Task objective
Among the entries below, copy only the span from the line containing "Write a LaTeX" through the line containing "(0,0) rectangle (612pt,-792pt);". Do so exactly, and skip the pictures.

Information shown

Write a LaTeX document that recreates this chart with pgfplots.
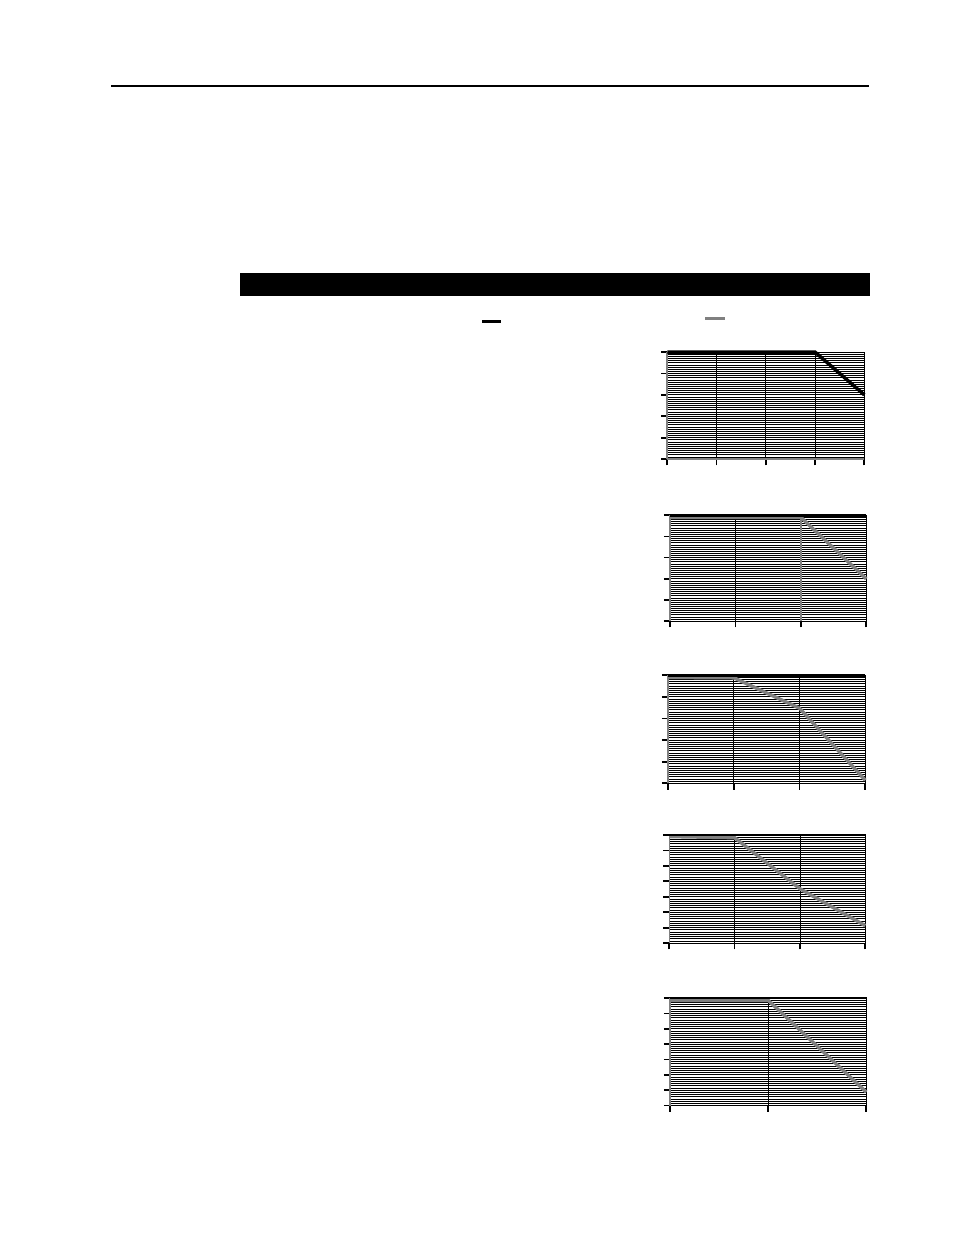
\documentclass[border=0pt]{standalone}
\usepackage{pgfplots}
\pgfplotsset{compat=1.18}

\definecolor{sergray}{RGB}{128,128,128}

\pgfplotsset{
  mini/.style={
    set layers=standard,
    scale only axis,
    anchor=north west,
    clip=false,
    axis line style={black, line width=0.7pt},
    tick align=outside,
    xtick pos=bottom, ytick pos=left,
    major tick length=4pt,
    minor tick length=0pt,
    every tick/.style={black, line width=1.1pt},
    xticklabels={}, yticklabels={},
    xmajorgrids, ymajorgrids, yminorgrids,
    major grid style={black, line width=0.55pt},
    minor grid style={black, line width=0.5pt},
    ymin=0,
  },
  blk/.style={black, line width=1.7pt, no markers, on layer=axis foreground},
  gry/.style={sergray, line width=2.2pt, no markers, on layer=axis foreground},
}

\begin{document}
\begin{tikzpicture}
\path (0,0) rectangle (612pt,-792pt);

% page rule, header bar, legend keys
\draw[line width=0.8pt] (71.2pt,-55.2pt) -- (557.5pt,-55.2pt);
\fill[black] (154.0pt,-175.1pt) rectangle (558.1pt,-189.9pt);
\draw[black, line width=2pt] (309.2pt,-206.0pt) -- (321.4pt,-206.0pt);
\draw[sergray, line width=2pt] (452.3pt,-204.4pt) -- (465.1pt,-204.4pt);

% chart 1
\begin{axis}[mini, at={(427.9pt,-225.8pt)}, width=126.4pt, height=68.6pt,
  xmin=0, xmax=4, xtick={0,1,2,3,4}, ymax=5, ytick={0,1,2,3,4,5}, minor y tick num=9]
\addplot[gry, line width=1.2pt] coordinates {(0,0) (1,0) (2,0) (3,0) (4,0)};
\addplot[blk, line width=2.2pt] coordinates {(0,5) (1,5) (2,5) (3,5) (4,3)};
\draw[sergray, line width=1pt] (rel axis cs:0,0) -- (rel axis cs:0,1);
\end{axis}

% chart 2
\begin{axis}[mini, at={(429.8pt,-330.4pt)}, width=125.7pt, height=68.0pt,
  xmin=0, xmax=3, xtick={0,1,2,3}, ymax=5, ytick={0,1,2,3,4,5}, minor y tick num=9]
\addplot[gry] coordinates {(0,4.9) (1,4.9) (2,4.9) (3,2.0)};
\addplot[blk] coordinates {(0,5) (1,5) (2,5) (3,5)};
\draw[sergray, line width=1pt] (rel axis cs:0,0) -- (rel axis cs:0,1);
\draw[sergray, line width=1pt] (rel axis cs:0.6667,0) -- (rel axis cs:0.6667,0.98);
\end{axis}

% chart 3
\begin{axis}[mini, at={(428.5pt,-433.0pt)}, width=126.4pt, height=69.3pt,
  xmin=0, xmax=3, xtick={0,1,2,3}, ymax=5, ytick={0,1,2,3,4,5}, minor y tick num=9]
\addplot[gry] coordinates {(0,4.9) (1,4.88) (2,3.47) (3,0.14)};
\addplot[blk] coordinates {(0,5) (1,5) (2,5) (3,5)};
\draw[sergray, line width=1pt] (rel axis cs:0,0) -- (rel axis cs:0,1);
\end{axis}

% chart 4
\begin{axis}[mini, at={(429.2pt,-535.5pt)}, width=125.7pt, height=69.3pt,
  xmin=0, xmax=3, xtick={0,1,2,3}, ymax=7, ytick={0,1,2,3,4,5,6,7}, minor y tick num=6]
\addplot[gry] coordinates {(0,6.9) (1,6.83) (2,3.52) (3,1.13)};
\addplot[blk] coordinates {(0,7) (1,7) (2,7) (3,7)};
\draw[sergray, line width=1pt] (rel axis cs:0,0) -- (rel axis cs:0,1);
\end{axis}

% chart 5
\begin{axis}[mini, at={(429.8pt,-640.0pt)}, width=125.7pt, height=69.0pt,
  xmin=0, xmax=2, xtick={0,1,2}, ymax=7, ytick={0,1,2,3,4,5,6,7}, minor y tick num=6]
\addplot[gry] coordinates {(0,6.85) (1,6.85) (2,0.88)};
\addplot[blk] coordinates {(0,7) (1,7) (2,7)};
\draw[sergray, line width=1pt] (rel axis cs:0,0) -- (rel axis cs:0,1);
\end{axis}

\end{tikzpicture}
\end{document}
--
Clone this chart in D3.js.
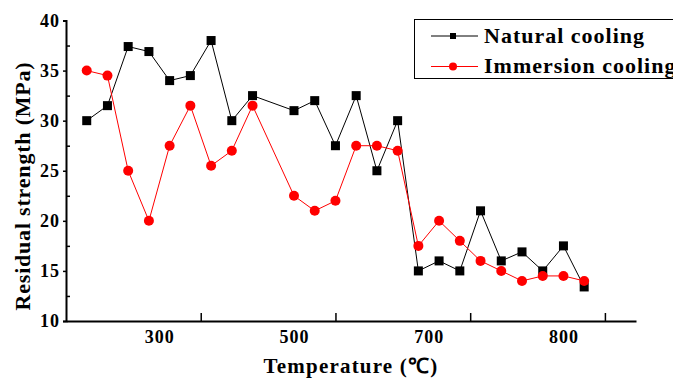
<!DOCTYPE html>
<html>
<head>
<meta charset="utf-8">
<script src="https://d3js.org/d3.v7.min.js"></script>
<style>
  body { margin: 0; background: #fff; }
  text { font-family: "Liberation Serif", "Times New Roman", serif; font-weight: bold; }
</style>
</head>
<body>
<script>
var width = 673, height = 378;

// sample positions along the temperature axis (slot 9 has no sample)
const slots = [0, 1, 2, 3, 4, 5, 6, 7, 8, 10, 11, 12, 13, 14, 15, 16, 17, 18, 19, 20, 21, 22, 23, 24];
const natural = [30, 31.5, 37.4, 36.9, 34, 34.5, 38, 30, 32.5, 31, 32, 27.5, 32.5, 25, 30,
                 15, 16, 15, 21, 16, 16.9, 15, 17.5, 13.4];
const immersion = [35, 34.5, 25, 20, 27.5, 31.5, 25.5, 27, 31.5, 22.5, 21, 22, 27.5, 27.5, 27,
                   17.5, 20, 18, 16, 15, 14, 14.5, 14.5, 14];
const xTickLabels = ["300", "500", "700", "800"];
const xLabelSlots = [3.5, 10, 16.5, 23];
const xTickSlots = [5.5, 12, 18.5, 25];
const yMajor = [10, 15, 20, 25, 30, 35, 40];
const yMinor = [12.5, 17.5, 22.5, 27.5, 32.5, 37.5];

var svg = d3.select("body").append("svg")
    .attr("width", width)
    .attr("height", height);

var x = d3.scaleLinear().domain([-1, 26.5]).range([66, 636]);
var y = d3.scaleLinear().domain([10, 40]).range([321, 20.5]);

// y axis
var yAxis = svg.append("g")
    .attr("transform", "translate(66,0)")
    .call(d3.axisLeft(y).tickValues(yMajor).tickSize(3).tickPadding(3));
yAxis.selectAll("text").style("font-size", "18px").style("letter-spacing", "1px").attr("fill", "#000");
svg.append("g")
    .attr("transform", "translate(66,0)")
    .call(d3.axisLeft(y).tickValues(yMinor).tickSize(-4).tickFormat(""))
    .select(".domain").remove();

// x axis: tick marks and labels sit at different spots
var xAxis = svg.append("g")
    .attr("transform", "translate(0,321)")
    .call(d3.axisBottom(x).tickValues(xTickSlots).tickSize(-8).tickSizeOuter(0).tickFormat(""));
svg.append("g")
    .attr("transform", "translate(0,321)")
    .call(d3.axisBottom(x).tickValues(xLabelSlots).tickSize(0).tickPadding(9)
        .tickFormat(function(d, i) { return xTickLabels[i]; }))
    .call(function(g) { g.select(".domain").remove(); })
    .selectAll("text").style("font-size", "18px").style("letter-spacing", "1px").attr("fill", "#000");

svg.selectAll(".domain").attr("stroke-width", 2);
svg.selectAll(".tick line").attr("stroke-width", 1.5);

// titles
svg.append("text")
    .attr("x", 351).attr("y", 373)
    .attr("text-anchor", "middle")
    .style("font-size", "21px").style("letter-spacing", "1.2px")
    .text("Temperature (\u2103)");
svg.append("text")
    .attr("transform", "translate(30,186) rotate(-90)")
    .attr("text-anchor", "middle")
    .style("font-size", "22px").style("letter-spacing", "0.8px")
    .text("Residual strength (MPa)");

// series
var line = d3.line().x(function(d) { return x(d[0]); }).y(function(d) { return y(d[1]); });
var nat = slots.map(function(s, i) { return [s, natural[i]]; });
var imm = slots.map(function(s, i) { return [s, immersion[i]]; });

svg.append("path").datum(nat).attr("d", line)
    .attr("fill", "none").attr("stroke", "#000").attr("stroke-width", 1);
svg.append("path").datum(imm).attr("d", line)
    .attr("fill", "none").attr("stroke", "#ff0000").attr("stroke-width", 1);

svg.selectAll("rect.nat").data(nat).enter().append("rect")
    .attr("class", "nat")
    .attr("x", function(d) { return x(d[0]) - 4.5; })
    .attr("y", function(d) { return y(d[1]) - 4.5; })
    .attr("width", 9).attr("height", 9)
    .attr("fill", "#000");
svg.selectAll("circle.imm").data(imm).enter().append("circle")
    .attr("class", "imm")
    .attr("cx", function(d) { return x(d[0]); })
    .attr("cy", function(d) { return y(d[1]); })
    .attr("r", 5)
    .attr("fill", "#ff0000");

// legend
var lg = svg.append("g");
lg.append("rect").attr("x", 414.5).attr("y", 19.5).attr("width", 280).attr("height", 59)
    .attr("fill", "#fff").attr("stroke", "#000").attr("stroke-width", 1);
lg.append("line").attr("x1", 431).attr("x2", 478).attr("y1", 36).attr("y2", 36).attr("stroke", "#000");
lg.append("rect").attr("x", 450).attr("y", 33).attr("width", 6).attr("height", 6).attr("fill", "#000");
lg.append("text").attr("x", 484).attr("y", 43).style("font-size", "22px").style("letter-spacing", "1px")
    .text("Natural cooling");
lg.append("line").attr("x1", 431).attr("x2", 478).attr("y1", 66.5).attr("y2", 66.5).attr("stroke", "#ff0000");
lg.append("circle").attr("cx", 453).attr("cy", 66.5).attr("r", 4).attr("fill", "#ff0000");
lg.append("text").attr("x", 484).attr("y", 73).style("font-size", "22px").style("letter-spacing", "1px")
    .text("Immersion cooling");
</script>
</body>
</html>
* * *
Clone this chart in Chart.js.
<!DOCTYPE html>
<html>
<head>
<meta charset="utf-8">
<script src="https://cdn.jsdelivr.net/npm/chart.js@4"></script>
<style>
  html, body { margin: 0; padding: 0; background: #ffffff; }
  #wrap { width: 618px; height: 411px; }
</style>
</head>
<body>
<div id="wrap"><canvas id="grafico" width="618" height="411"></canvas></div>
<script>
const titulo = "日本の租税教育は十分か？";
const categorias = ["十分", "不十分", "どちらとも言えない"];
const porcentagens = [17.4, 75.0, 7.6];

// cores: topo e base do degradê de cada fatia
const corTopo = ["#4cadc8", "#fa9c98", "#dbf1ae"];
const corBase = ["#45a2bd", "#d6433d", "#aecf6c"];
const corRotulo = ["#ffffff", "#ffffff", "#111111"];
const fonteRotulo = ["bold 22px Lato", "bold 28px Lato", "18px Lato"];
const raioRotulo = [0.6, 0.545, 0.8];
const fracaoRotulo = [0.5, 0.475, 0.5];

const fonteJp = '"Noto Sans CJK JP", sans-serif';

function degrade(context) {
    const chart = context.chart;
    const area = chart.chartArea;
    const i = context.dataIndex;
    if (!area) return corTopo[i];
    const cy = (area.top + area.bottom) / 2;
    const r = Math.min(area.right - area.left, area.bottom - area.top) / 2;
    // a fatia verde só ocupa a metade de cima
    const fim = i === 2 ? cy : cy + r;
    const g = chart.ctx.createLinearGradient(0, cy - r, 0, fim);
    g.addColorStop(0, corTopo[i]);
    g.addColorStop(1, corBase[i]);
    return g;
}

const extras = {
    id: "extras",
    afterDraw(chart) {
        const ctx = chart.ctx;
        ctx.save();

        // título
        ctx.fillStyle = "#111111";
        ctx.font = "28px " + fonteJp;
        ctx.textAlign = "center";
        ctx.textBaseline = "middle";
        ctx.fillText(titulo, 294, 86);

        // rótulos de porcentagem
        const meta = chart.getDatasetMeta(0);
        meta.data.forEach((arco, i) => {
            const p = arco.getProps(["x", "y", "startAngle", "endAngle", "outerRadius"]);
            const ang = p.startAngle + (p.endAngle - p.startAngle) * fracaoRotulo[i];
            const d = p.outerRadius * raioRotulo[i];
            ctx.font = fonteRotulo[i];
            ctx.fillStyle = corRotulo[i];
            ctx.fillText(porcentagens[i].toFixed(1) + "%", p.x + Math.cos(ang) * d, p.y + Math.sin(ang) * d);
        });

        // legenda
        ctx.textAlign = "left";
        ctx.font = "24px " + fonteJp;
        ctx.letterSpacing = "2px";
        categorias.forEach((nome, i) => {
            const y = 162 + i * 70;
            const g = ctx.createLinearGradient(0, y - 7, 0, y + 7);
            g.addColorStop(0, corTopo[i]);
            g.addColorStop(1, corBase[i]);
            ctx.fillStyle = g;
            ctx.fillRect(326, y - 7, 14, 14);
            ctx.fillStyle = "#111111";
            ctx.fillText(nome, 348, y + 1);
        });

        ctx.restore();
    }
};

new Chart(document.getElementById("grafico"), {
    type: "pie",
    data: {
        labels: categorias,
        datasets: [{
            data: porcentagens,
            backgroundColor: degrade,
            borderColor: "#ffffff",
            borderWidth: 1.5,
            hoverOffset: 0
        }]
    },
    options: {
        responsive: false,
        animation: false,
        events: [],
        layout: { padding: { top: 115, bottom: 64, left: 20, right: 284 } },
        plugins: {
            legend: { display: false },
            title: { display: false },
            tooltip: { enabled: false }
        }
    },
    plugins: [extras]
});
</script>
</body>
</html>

Solved problem
Write a LaTeX document that recreates this chart with pgfplots.
\documentclass[border=0pt]{standalone}
\usepackage{pgfplots}
\pgfplotsset{compat=1.18}

\definecolor{sergray}{RGB}{128,128,128}

\pgfplotsset{
  mini/.style={
    set layers=standard,
    scale only axis,
    anchor=north west,
    clip=false,
    axis line style={black, line width=0.7pt},
    tick align=outside,
    xtick pos=bottom, ytick pos=left,
    major tick length=4pt,
    minor tick length=0pt,
    every tick/.style={black, line width=1.1pt},
    xticklabels={}, yticklabels={},
    xmajorgrids, ymajorgrids, yminorgrids,
    major grid style={black, line width=0.55pt},
    minor grid style={black, line width=0.5pt},
    ymin=0,
  },
  blk/.style={black, line width=1.7pt, no markers, on layer=axis foreground},
  gry/.style={sergray, line width=2.2pt, no markers, on layer=axis foreground},
}

\begin{document}
\begin{tikzpicture}
\path (0,0) rectangle (612pt,-792pt);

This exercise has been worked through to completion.